SEARCH BLOG: GLOBAL WARMING
In an attempt to mix political agendas and bad science, California sued automakers for damages suffered from automotive carbon dioxide emissions. Regardless of the fact that the state could not possible show it was damaged directly or indirectly from automotive CO2 emissions, it makes great political press.
The automakers responded:
The suit, filed by Attorney General Bill Lockyer in September, argues that General Motors Corp., Toyota Motor Corp., Ford Motor Co., Honda Motor Co., Nissan Motor Corp. and DaimlerChrysler A.G.'s Chrysler Group have violated public nuisance laws by contributing to global warming. The lawsuit seeks millions of dollars in damages.
It's the latest front in a multi-pronged legal battle to force the automakers and the federal government to reduce greenhouse gas emissions.
In a 35-page motion to dismiss filed late Friday, the automakers responded to the latest fight in California.
The lawsuit "has no legitimate origins in federal or state law, no jurisprudential stopping point and the potential to wreak incalculable damage on the nation's carefully regulated transportation industry and the national economy. The lawsuit is frivolous, meritless and must be dismissed," the automakers wrote.
"California, in particular, fosters a culture and identity that affirmatively encourages the use of the very product that it now seeks to brand as a nuisance," the automakers said.
Theodore J. Boutros, a Los Angeles lawyer representing the automakers, said the global warming debate belongs in Congress, not in the courts.
"These products are lawful, they are expressly allowed by federal and state law and California encourages their use," Boutros said in an interview Friday.
The suit notes that California has more than 37,000 government owned vehicles, builds highways and actively encourages people to drive. There are 500,000 state, federal and locally owned vehicles in California.
California residents own 32.5 million vehicles -- or 13.5 percent of all U.S. vehicles, according to Transportation Department statistics released this week.
The U.S. Supreme Court heard arguments Wednesday in its first global warming case, one that could have major implications for the U.S. auto industry.
The case pits Massachusetts, 11 other states, the District of Columbia and environmental groups against the Environmental Protection Agency in a dispute over whether the agency must regulate carbon dioxide emissions from vehicles, which have been linked to global warming, under the federal Clean Air Act.
The EPA says the act, passed in the 1970s to combat air pollution, does not govern carbon dioxide from vehicles.
Automakers, through their trade group, the Alliance for Automotive Manufacturers, filed a brief with the court siding with the EPA. Ted Olson, former solicitor general and an attorney representing the alliance, was in the courtroom Wednesday.
"The EPA has followed the advice of doctors: First do no harm," Olson said. He said the court should show deference to the EPA, which carefully studied the issue, rather than attempt to legislate a solution to global warming from the bench.

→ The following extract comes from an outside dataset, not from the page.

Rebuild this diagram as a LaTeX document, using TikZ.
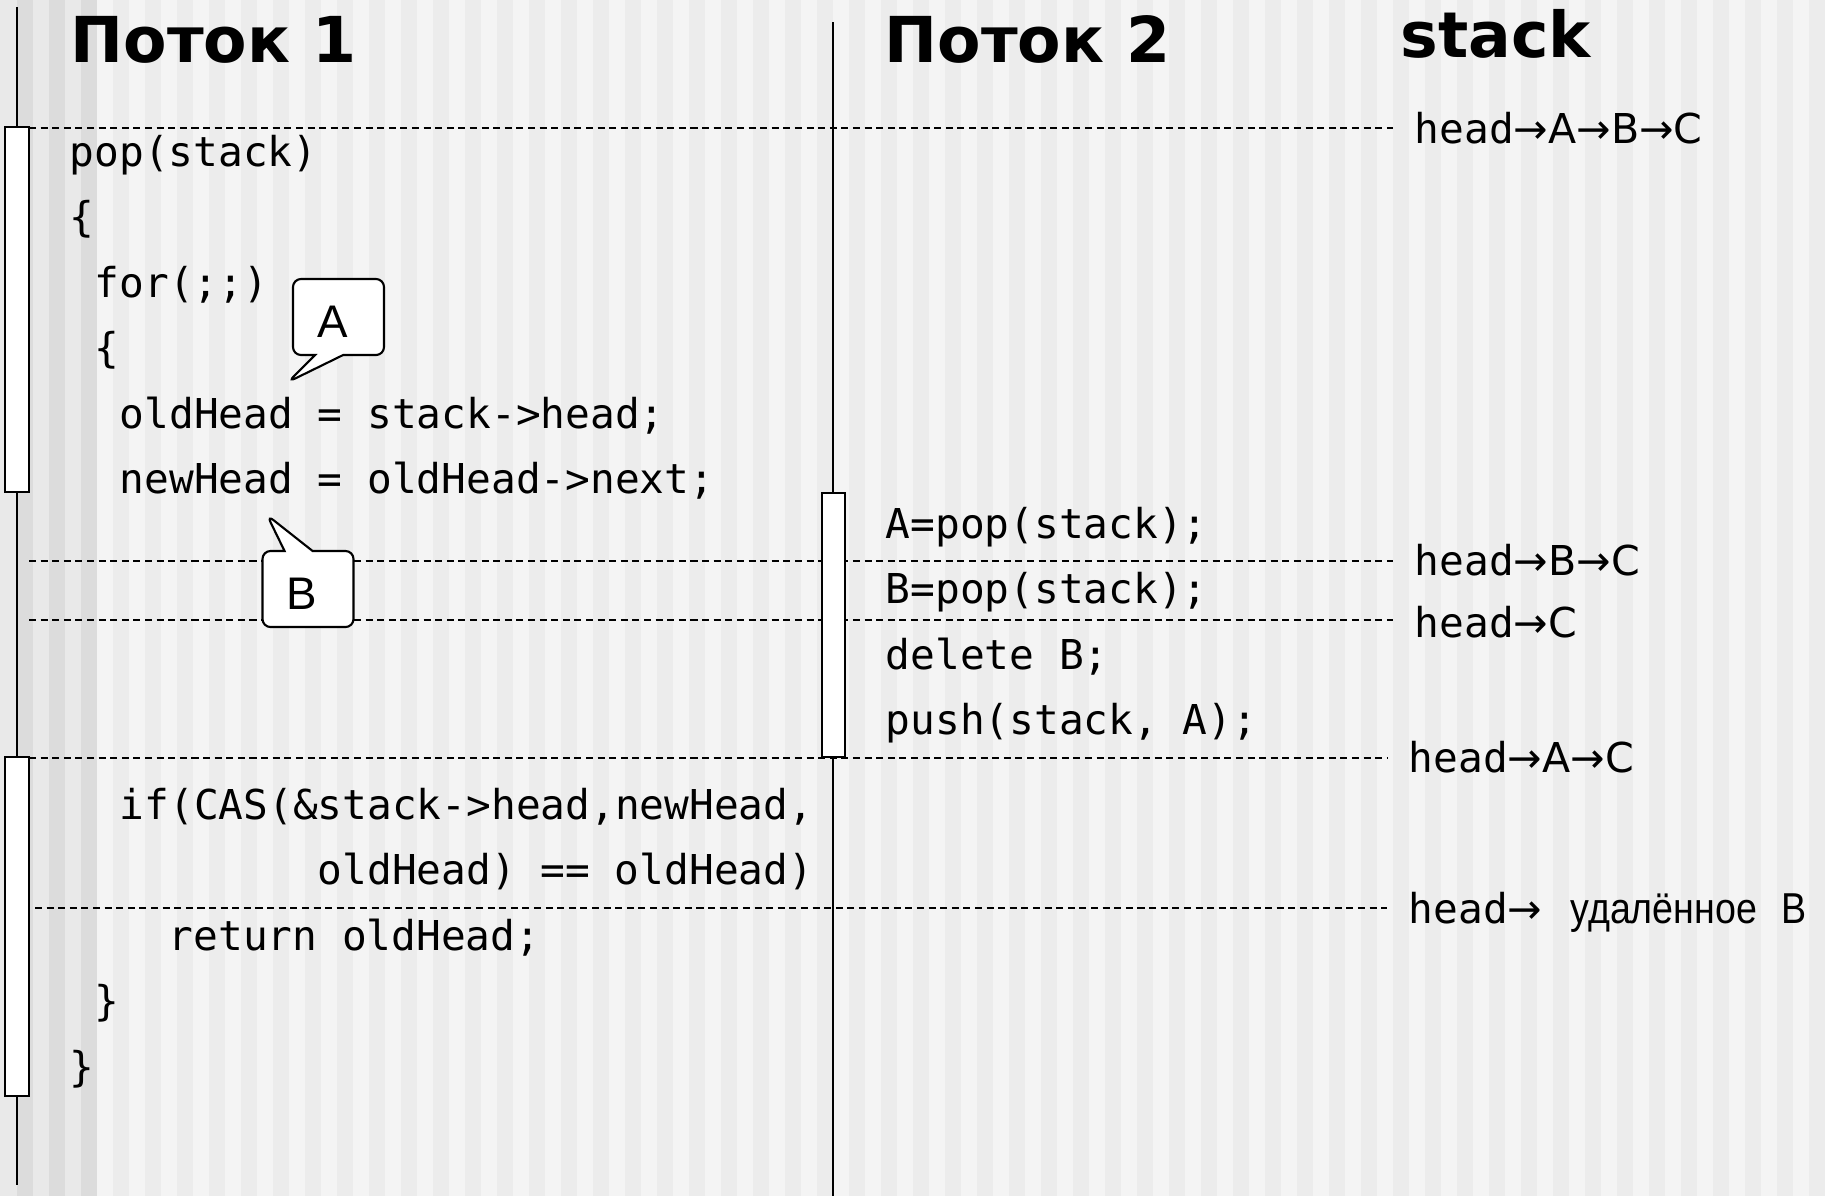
\documentclass[tikz,border=0pt]{standalone}
\usepackage{fontspec}
\setmainfont{Liberation Sans}
\setmonofont{DejaVu Sans Mono}
\newfontfamily\headfont{DejaVu Sans}
\newfontfamily\narrowfont[FakeStretch=0.87]{Liberation Sans}
\newcommand\toarrow[1]{{\headfont →#1}}
\usetikzlibrary{shapes.callouts,positioning}
\definecolor{stripeLite}{HTML}{F4F4F4}
\definecolor{stripeDark}{HTML}{ECECEC}
\definecolor{bandLite}{HTML}{E9E9E9}
\definecolor{bandDark}{HTML}{DCDCDC}
\tikzset{
  code/.style={anchor=base west, inner sep=0pt, font=\ttfamily\fontsize{11.7}{14}\selectfont},
  title/.style={anchor=base west, inner sep=0pt, font=\headfont\bfseries\fontsize{18}{22}\selectfont},
  state/.style={anchor=base west, inner xsep=6pt, inner ysep=0pt,
                font=\ttfamily\fontsize{11.7}{14}\selectfont},
  lifeline/.style={line width=0.6pt},
  actbar/.style={draw, fill=white, line width=0.6pt, inner sep=0pt},
  tick/.style={dash pattern=on 2pt off 1.3pt, line width=0.55pt}
}

\begin{document}
\begin{tikzpicture}[x=0.01cm, y=-0.01cm,
    bubble/.style={rectangle callout, draw, fill=white, rounded corners=2.3pt, line width=0.6pt,
                   minimum width=0.91cm, minimum height=0.76cm, callout pointer width=0.28cm,
                   text height=11.6pt, font=\fontsize{13}{15}\selectfont}
    ]
    \useasboundingbox (0,0) rectangle (1825,1196);
    \fill[stripeLite] (0,0) rectangle (1825,1196);
    \foreach \i in {7,9,...,113}
      \fill[stripeDark] ({16*\i+1},0) rectangle ({16*\i+17},1196);
    \fill[bandLite] (0,0) rectangle (97,1196);
    \foreach \i in {1,3,5}
      \fill[bandDark] ({16*\i+1},0) rectangle ({16*\i+17},1196);

    \node[title] (t1) at (70,62) {Поток 1};
    \node[title] (t2) at (884,62) {Поток 2};
    \node[title] (t3) at (1400,57) {stack};

    \coordinate (l1top) at (17,7);
    \coordinate (l1bot) at (17,1185);
    \coordinate (l2top) at (833,22);
    \coordinate (l2bot) at (833,1196);
    \draw[lifeline] (l1top) -- (l1bot);
    \draw[lifeline] (l2top) -- (l2bot);

    \node[state] (s1) at (1393,143) {head\toarrow{A}\toarrow{B}\toarrow{C}};
    \node[state] (s2) at (1393,575) {head\toarrow{B}\toarrow{C}};
    \node[state] (s3) at (1393,637) {head\toarrow{C}};
    \node[state] (s4) at (1387,772) {head\toarrow{A}\toarrow{C}};
    \node[state] (s5) at (1387,923) {head\toarrow{}\hspace{8pt}{\narrowfont\fontsize{12.3}{14}\selectfont удалённое\hspace{7pt}В}};

    \coordinate (m1) at (29,128);
    \coordinate (m2) at (29,561);
    \coordinate (m3) at (29,620);
    \coordinate (m4) at (29,758);
    \coordinate (m5) at (35,908);
    \draw[tick] (m1) -- (m1 -| s1.west);
    \draw[tick] (m2) -- (m2 -| s2.west);
    \draw[tick] (m3) -- (m3 -| s3.west);
    \draw[tick] (m4) -- (m4 -| s4.west);
    \draw[tick] (m5) -- (m5 -| s5.west);

    \node[actbar, minimum width=0.24cm, minimum height=3.65cm] (bar1) at (17,309.5) {};
    \node[actbar, minimum width=0.24cm, minimum height=3.39cm] (bar2) at (17,926.5) {};
    \node[actbar, minimum width=0.23cm, minimum height=2.64cm] (bar3) at (833.5,625) {};

    \node[code] (c1) at (69,166) {pop(stack)};
    \node[code] (c2) at (69,231) {\{};
    \node[code] (c3) at (94,297) {for(;;)};
    \node[code] (c4) at (94,362) {\{};
    \node[code] (c5) at (119,428) {oldHead = stack->head;};
    \node[code] (c6) at (119,493) {newHead = oldHead->next;};
    \node[code] (c7) at (119,819) {if(CAS(\&stack->head,newHead,};
    \node[code] (c8) at (317,884) {oldHead) == oldHead)};
    \node[code] (c9) at (168,950) {return oldHead;};
    \node[code] (c10) at (94,1015) {\}};
    \node[code] (c11) at (69,1081) {\}};

    \node[code] (d1) at (885,538) {A=pop(stack);};
    \node[code] (d2) at (885,603) {B=pop(stack);};
    \node[code] (d3) at (885,669) {delete B;};
    \node[code] (d4) at (885,734) {push(stack, A);};

    \coordinate (tipA) at (288,382);
    \coordinate (tipB) at (267,515);
    \node[bubble, callout absolute pointer={(tipA)}] (cA) at (338.5,317) {A\kern3.3pt};
    \node[bubble, callout absolute pointer={(tipB)}] (cB) at (308,589) {B\kern3.3pt};
  \end{tikzpicture}
\end{document}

U.S. automobiles account for 6 percent of the world's carbon dioxide emissions; Massachusetts believes automakers could reduce emissions 40 percent, eventually resulting in a 2.5 percent cut in global emissions.
The automakers say mandated reductions could add $3,000 to the cost of every vehicle and prevent them from selling many larger, less-efficient vehicles.
In its argument, Massachusetts said it has a legal right to sue because it faces losing much of its coastline if global warming leads to rising ocean levels that put parts of the state underwater.
"While reducing U.S. emissions will not eliminate all the harm we face, it can reduce the harm that these emissions are causing," said assistant Massachusetts attorney general James Milkey.
The justices seemed split on the case, aligning along liberal and conservative lines.
Justice Stephen Breyer, a former trustee of the University of Massachusetts, was the most animated, comparing carbon dioxide emissions to a potentially more toxic output.
"Suppose there is a car coming down the street and it sprays Agent Orange," he said. "And I come to court and I say, 'You know, I think Agent Orange is going to kill me,' " conjuring an image of a "green cloud all over the city."
Breyer asked why "is it unreasonable to go to an agency and say 'now do your part' " -- through ethanol or other technological measures and "lo and behold Cape Cod is saved."
Chief Justice John Roberts said Massachusetts' arguments were "spitting out conjecture on conjecture" in suggesting a mandated reduction would lead to a chain reaction of improved technologies around the world and new reductions in emissions.
"It assumes there isn't going to be a greater contribution of greenhouse gases from economic development in China," he said.
Yes, but at least they fixed the blame... even if there isn't a problem to fix.